IBM introduced its new 127-quantum bit (qubit) ‘Eagle‘ processor at the IBM Quantum Summit 2021– the annual event to showcase milestones in quantum hardware, software, and the growth of the quantum ecosystem.
This processor is a breakthrough in tapping into the massive computing potential of devices based on quantum physics. It heralds the point in hardware development where quantum circuits cannot be reliably simulated exactly on a classical computer. The company also previewed plans for IBM Quantum System Two– the next generation of quantum systems.
Quantum computing lays onto the fundamental quantum nature of matter at subatomic levels to offer the possibility of vastly increased computing power. The fundamental computational unit of quantum computing is the quantum circuit- an arrangement of qubits into quantum gates and measurements. The more qubits a quantum processor possesses, the more complex and valuable the quantum circuits that it can run.
IBM recently released detailed roadmaps for quantum computing, including a path for scaling quantum hardware to enable complex quantum circuits to reach Quantum Advantage. The newest Eagle is the latest step along this scaling path.
The company uses three performance attributes to measure progress in quantum computing hardware: Scale, Quality and Speed.
- Scale is measured in the number of qubits on a quantum processor and determines how large a quantum circuit can be run.
- Quality is measured by Quantum Volume and describes how accurately quantum circuits run on a real quantum device.
- Speed is measured by CLOPS (Circuit Layer Operations Per Second), a metric that captures the feasibility of running real calculations composed of a large number of quantum circuits.

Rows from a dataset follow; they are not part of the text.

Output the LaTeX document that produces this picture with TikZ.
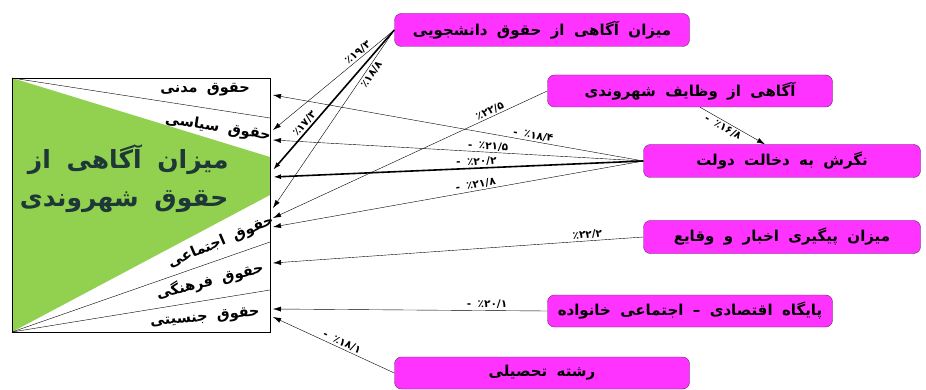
\documentclass[tikz,border=0pt]{standalone}
\usepackage{fontspec}
\setmainfont{DejaVu Sans}
\newfontfamily\fa[Script=Arabic]{DejaVu Sans}
\newfontfamily\fawide[Script=Arabic,WordSpace=1.8]{DejaVu Sans}
\TeXXeTstate=1
\usetikzlibrary{arrows.meta}
\definecolor{boxpink}{RGB}{255,51,255}
\definecolor{boxedge}{RGB}{110,30,110}
\definecolor{rightsgreen}{RGB}{146,208,80}
\definecolor{titleink}{RGB}{30,55,55}
\newcommand{\fatxt}[1]{{\fawide\beginR #1\endR}}

\begin{document}
\begin{tikzpicture}[->,>={Latex[length=8pt,width=5pt]},x=1pt,y=-1pt,thin]

                \tikzset{factor/.style={draw=boxedge, fill=boxpink, rounded corners=7pt, minimum height=33pt, inner sep=3pt, font=\fontsize{15}{17}\selectfont\bfseries},
                         pct/.style={sloped, inner sep=1.5pt, font=\fontsize{10.5}{12}\selectfont\bfseries},
                         rlab/.style={inner sep=0pt, font=\fontsize{14.5}{16}\selectfont\bfseries}}

                \useasboundingbox (0,0) rectangle (926,390);

                % frame with the triangle
                \fill[rightsgreen] (12,78) -- (270,157) -- (270,195) -- (12,332) -- cycle;
                \draw[-] (12,78) -- (270,118);
                \draw[-] (12,332) -- (270,242);
                \draw[-] (12,332) -- (270,290);
                \draw[-] (12,78) rectangle (270,332);

                \node[rlab] (civil) at (205,90) {\fatxt{حقوق مدنی}};
                \node[rlab, rotate=-9] (polit) at (218,128) {\fatxt{حقوق سیاسی}};
                \node[rlab, rotate=23] (social) at (221,242) {\fatxt{حقوق اجتماعی}};
                \node[rlab, rotate=14] (cult) at (210,281) {\fatxt{حقوق فرهنگی}};
                \node[rlab, rotate=5] (gender) at (205,318) {\fatxt{حقوق جنسیتی}};
                \node[anchor=east, align=right, text=titleink, font=\fontsize{25}{38}\selectfont\bfseries] (title) at (232,179) {\fatxt{میزان آگاهی از}\\\fatxt{حقوق شهروندی}};

                % arrow tips on the frame
                \foreach \n/\y in {1/95, 2/130, 3/140, 4/170, 5/177, 6/208, 7/218, 8/227, 9/263, 10/309, 11/317}
                    \coordinate (t\n) at (273,\y);

                \node[factor, minimum width=295pt] (student) at (542,30) {\fatxt{میزان آگاهی از حقوق دانشجویی}};
                \node[factor, minimum width=285pt, minimum height=32pt] (duty) at (690,91) {\fatxt{آگاهی از وظایف شهروندی}};
                \node[factor, minimum width=277pt] (state) at (782,161) {\fatxt{نگرش به دخالت دولت}};
                \node[factor, minimum width=277pt] (news) at (782,237) {\fatxt{میزان پیگیری اخبار و وقایع}};
                \node[factor, minimum width=285pt, minimum height=32pt] (family) at (690,311) {\fatxt{پایگاه اقتصادی – اجتماعی خانواده}};
                \node[factor, minimum width=295pt, minimum height=32pt] (field) at (542,373) {\fatxt{رشته تحصیلی}};

                \path (student.west) edge              node[pct, above, pos=0.27] {\fa ٪۱۹/۳} (t2);
                \path (student.west) edge[line width=1.6pt] node[pct, above, pos=0.7] {\fa ٪۱۷/۳} (t4);
                \path (student.west) edge              node[pct, below, pos=0.23] {\fa ٪۱۸/۸} (t6);
                \path (duty.west)    edge              node[pct, above, pos=0.2] {\fa ٪۲۲/۵} (t7);
                \path ([xshift=10pt]duty.south) edge   node[pct, below, pos=0.4] {\fa - ٪۱۶/۸} ([xshift=-17pt]state.north);
                \path (state.west)   edge              node[pct, above, pos=0.3] {\fa - ٪۱۸/۴} (t1);
                \path (state.west)   edge              node[pct, above, pos=0.42] {\fa - ٪۲۱/۵} (t3);
                \path (state.west)   edge[line width=1.6pt] node[pct, above, pos=0.45] {\fa - ٪۲۰/۲} (t5);
                \path (state.west)   edge              node[pct, above, pos=0.45] {\fa - ٪۲۱/۸} (t8);
                \path (news.west)    edge              node[pct, above, pos=0.15] {\fa ٪۲۲/۲} (t9);
                \path (family.west)  edge              node[pct, above, pos=0.22] {\fa - ٪۲۰/۱} (t10);
                \path (field.west)   edge              node[pct, above, pos=0.45] {\fa - ٪۱۸/۱} (t11);
            \end{tikzpicture}
\end{document}
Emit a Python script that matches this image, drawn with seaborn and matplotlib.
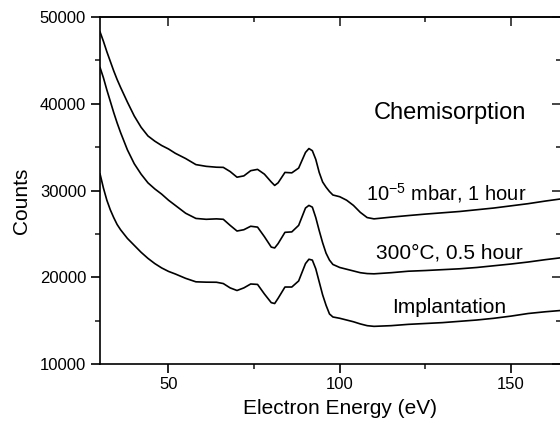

Dr. Darío Gil, Senior Vice President, IBM and Director of Research, noted:
‘Eagle’ is the first IBM quantum processor whose scale makes it impossible for a classical computer to reliably simulate. In fact, the number of classical bits necessary to represent a state on the 127-qubit processor exceeds the total number of atoms in the more than 7.5 billion people are alive today. The arrival of the ‘Eagle’ processor is a major step towards the day when quantum computers can outperform classical computers for useful applications. Quantum computing has the power to transform nearly every sector and help us tackle the biggest problems of our time. This is why IBM continues to rapidly innovate quantum hardware and software design, building ways for quantum and classical workloads to empower each other, and create a global ecosystem that is imperative to the growth of a quantum industry.”
The first ‘Eagle’ processor is available as an exploratory device on the IBM Cloud to select members of the IBM Quantum Network. As IBM continues scaling its processors, they are expected to mature beyond the infrastructure of IBM Quantum System One.